If you count the populations of federal and state prisons, local and regional jails, juvenile detention centers and immigration lock-ups, Virginia has at least 60,000 people behind bars. That’s 679 people for every 100,000 state residents.
“If Virginia were an independent country it would have one of the highest incarceration rates of any country on Earth. It would have the third highest incarceration rate in the world.”
Wanda Bertram with the Prison Policy Initiative says only El Salvador and Rwanda lock up more people per capita than Virginia. We hold more than four times as many prisoners as the U.K. and more than five times as many as Canada. One reason: we put people in jail, even if they might be innocent.
“We have a system that determines people’s fitness for release pre-trial, based on their financial situation. If you pay bail you can get out. If you can’t pay bail you stay locked up.”
Of course, some experts argue holding more people means greater public safety, but Bertram doesn’t buy it.
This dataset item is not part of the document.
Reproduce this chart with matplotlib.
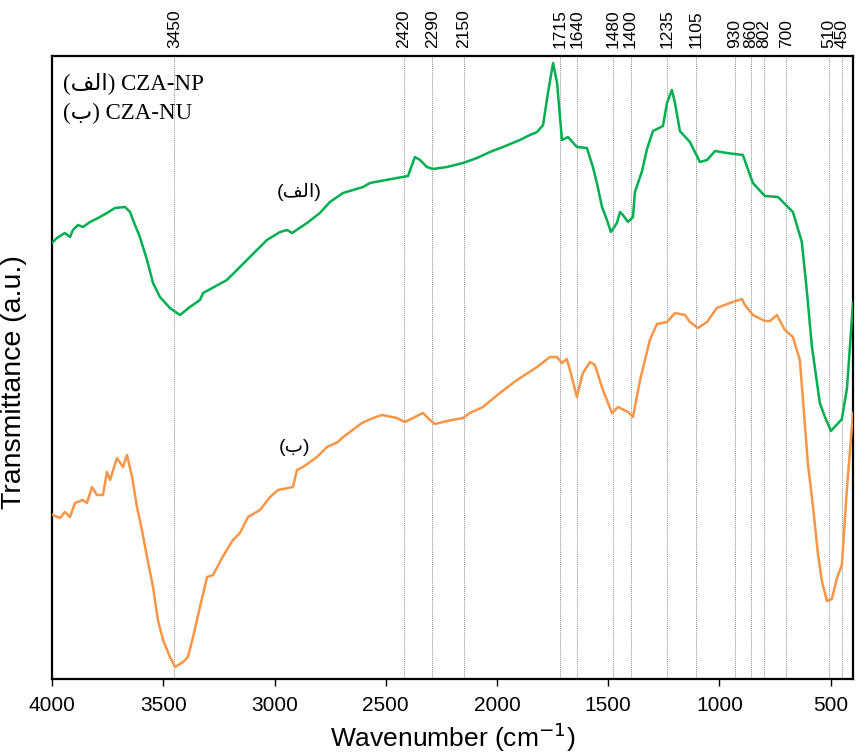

“If high rates of incarceration were an adequate response to harm in our communities then states like Virginia + would see lower levels of crime, right? States like Louisiana and Mississippi and Oklahoma, which have some of the highest incarceration rates in the country, would have some of the lowest crime rates. Unfortunately we know that is not the case.”
So what does reduce crime? Bertram claims good public education, jobs, affordable housing and healthcare make a huge difference. She argues states should stop holding people in jail, just because they can’t afford bail and should review long prison sentences, especially for people locked up during the War on Drugs when being tough on crime was a popular political mantra.